On Mon, Aug 11, 2014 at 9:12 AM, Brandon Harris bharris@wikimedia.org wrote:
Erik is acting as an officer, not as an individual.
Brandon, it is not as clear-cut as you suggest, and the lack of clarity originates at the Wikimedia Foundation.
The most explicit statement I've seen on this topic is then-Executive Director Sue Gardner, in April 2014:
"When WMF staff edit the projects, they (we) are subject to the same policies and guidelines as everybody else. That means that if a staff person breaks a rule on the projects, that person risks being warned or reverted or sanctioned by the community, the same as everybody. There are no special WMF policies related to this. ... Editorial policies are developed, and therefore also best-understood and best-enforced, not by the WMF but by the community."
http://lists.wikimedia.org/pipermail/wikimedia-l/2014-April/071161.html
A decision about how the public consumes Wikipedia content (e.g., Media Viewer) is an editorial decision, and it's one that the WMF has chosen to make unilaterally. WMF has furthermore moved to give its staff rights that facilitate unilateral behavior in the future. But to the degree that Sue Gardner's policy remains in place (and I'm assuming it does), the WMF's position is that any problematic actions taken by individual staff should be subject to community processes.

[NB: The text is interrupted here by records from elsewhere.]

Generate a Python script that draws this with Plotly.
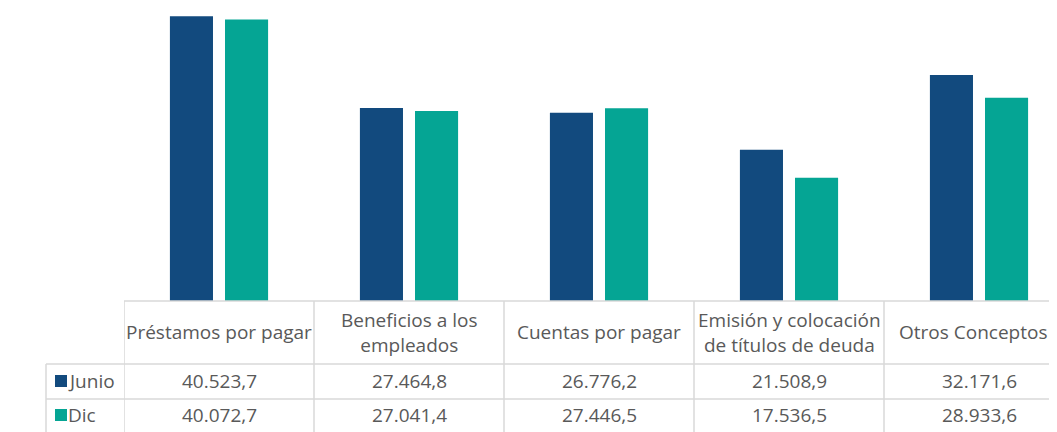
import plotly.graph_objects as go

categories = ["Préstamos por pagar", "Beneficios a los<br>empleados", "Cuentas por pagar",
              "Emisión y colocación<br>de títulos de deuda", "Otros Conceptos"]
series_names = ["Junio", "Dic"]
junio = [40523.7, 27464.8, 26776.2, 21508.9, 32171.6]
dic = [40072.7, 27041.4, 27446.5, 17536.5, 28933.6]
colors = {"Junio": "#124A7E", "Dic": "#05A594"}

# page has an 8px body margin: work in screen pixels, convert to figure pixels
OFF = 8
SW, SH = 1057, 432
W, H = SW - OFF, SH - OFF
VIS_R = SW - OFF                 # visible right edge on screen
L_S, BASE_S = 124, 301          # screen px: plot left edge and baseline
L = L_S - OFF
B = H - (BASE_S - OFF)
T = 0
PH = H - B - T
PW = W - L
COLW = 190.0
FONT = "Open Sans"
FS = 19
TXT = "#595959"
GRID = "#D9D9D9"

def fmt(v):
    s = f"{v:,.1f}"
    return s.replace(",", "X").replace(".", ",").replace("X", ".")

def py(sy):  # screen y -> paper y
    return (BASE_S - sy) / PH

def px(sx):  # screen x -> paper x
    return (sx - L_S) / PW

fig = go.Figure()
xs = list(range(len(categories)))
for name, vals in zip(series_names, [junio, dic]):
    fig.add_trace(go.Bar(x=xs, y=vals, name=name, marker_color=colors[name],
                         marker_line_width=0, showlegend=False, hoverinfo="y"))

shapes = []
shapes.append(dict(type="line", xref="paper", yref="paper", x0=0, x1=1, y0=0, y1=0,
                   line=dict(color=GRID, width=1.5)))
for yy in [364, 399]:
    shapes.append(dict(type="line", xref="paper", yref="paper", x0=px(46), x1=1,
                       y0=py(yy), y1=py(yy), line=dict(color=GRID, width=1.5)))
shapes.append(dict(type="line", xref="paper", yref="paper", x0=px(46), x1=px(46),
                   y0=py(364), y1=py(SH + 2), line=dict(color=GRID, width=1.5)))
for k in range(len(categories)):
    xb = k - 0.5
    shapes.append(dict(type="line", xref="x", yref="paper", x0=xb, x1=xb,
                       y0=0, y1=py(SH + 2), line=dict(color=GRID, width=1.5)))

annotations = []
for i, c in enumerate(categories):
    annotations.append(dict(x=i, y=py(332), xref="x", yref="paper", text=c,
                            showarrow=False, xanchor="center", yanchor="middle",
                            xshift=(-6 if i == len(categories) - 1 else 0),
                            font=dict(family=FONT, size=FS, color=TXT)))
row_y = {"Junio": 381, "Dic": 415}
for name, vals in zip(series_names, [junio, dic]):
    for i, v in enumerate(vals):
        annotations.append(dict(x=i, y=py(row_y[name]), xref="x", yref="paper", text=fmt(v),
                                showarrow=False, xanchor="center", yanchor="middle",
                                font=dict(family=FONT, size=FS, color=TXT)))
    shapes.append(dict(type="rect", xref="paper", yref="paper", x0=px(55), x1=px(67),
                       y0=py(row_y[name] + 6), y1=py(row_y[name] - 6),
                       fillcolor=colors[name], line=dict(width=0)))
    annotations.append(dict(x=px(66), y=py(row_y[name]), xref="paper", yref="paper",
                            text=name, showarrow=False, xanchor="left", yanchor="middle",
                            font=dict(family=FONT, size=FS, color=TXT)))

fig.update_layout(
    width=W, height=H,
    margin=dict(l=L, r=0, t=T, b=B, pad=0),
    paper_bgcolor="white", plot_bgcolor="white",
    barmode="group", bargap=0.42, bargroupgap=0.218,
    xaxis=dict(range=[-0.5, -0.5 + PW / COLW], showticklabels=False, showgrid=False,
               zeroline=False, showline=False, ticks="", fixedrange=True),
    yaxis=dict(range=[0, 41700], visible=False, showgrid=False, zeroline=False),
    shapes=shapes, annotations=annotations,
    font=dict(family=FONT, color=TXT),
)

fig.write_html("out.html")
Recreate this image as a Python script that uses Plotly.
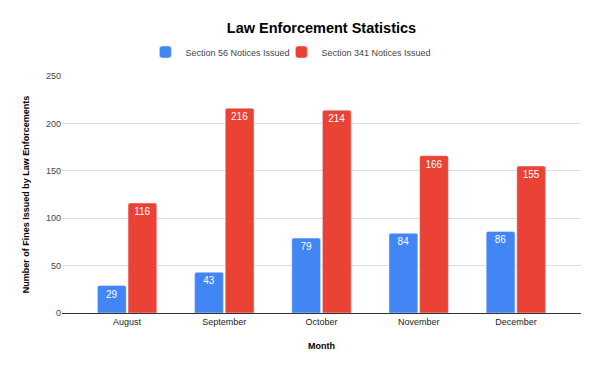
import plotly.graph_objects as go

months = ["August", "September", "October", "November", "December"]
section56 = [29, 43, 79, 84, 86]
section341 = [116, 216, 214, 166, 155]

FONT = "Arial, 'Liberation Sans', sans-serif"

fig = go.Figure()
fig.add_trace(go.Bar(
    x=months, y=section56, name="Section 56 Notices Issued",
    marker=dict(color="#4285F4"), legendwidth=91,
    text=section56, textposition="inside", insidetextanchor="end",
    textfont=dict(color="white", size=10, family=FONT),
    textangle=0,
))
fig.add_trace(go.Bar(
    x=months, y=section341, name="Section 341 Notices Issued",
    marker=dict(color="#EA4335"),
    text=section341, textposition="inside", insidetextanchor="end",
    textfont=dict(color="white", size=10, family=FONT),
    textangle=0,
))

fig.update_layout(
    width=600, height=370,
    margin=dict(l=62, r=19, t=76, b=57, autoexpand=False),
    paper_bgcolor="white", plot_bgcolor="white",
    font=dict(family=FONT, size=9, color="#444"),
    title=dict(text="<b>Law Enforcement Statistics</b>", x=0.5, xanchor="center",
               xref="paper",
               y=1 - 28 / 370, yanchor="middle", yref="container",
               font=dict(family=FONT, size=14.5, color="black")),
    legend=dict(orientation="h", x=0.441, xanchor="center", y=1 + 24 / 237, yanchor="middle",
                font=dict(family=FONT, size=9, color="#444"),
                itemwidth=30, traceorder="normal"),
    barmode="group", bargap=0.37, bargroupgap=0.06,
    barcornerradius=2,
    uniformtext=dict(minsize=8, mode="show"),
)
fig.update_xaxes(
    range=[-0.67, 4.67], showgrid=False, showline=True, linecolor="#333", linewidth=1,
    ticks="", tickfont=dict(family=FONT, size=9, color="#222"), automargin=False,
    title=dict(text="<b>Month</b>", font=dict(family=FONT, size=9, color="black"), standoff=16),
)
fig.update_yaxes(
    range=[0, 250], dtick=50, showgrid=True, gridcolor="#dcdcdc", gridwidth=1,
    zeroline=False, ticks="", tickfont=dict(family=FONT, size=9, color="#444"),
    automargin=False,
    title=dict(text="<b>Number of Fines Issued by Law Enforcements</b>",
               font=dict(family=FONT, size=9, color="black"), standoff=14),
)

fig.write_html("out.html", config={"displayModeBar": False},
               post_script="document.body.style.margin='0px';")
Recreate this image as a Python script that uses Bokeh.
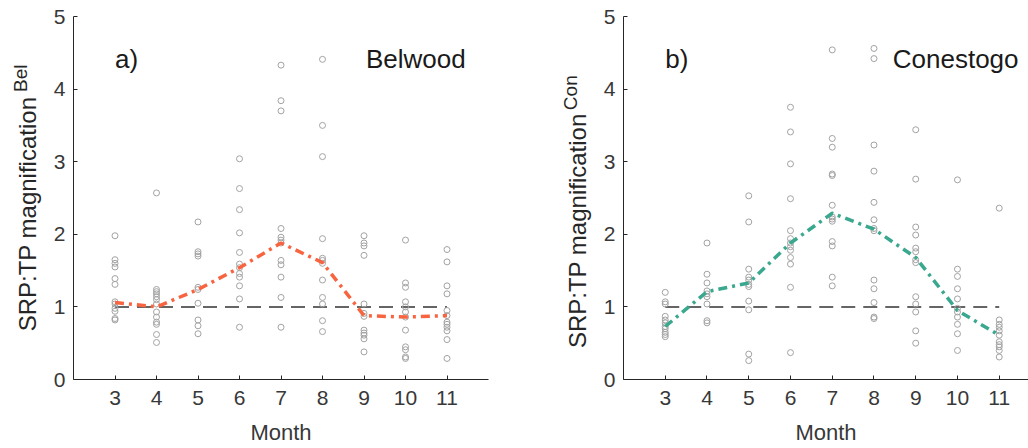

As I explained in the email thread linked above, I do think this is the wrong policy, and very unsuited to the way Wikimedia works or should work. But it is the policy, nonetheless. Individual WMF staff have crossed important lines, fundamentally challenging our decision-making structure without seeking, much less securing, important buy-in. The WMF will ultimately be accountable for the consequences; but in the meantime, the individuals involved in the decision must be treated as responsible for their actions, specifically because that is what the Office of the Executive Director has stated as its expectation.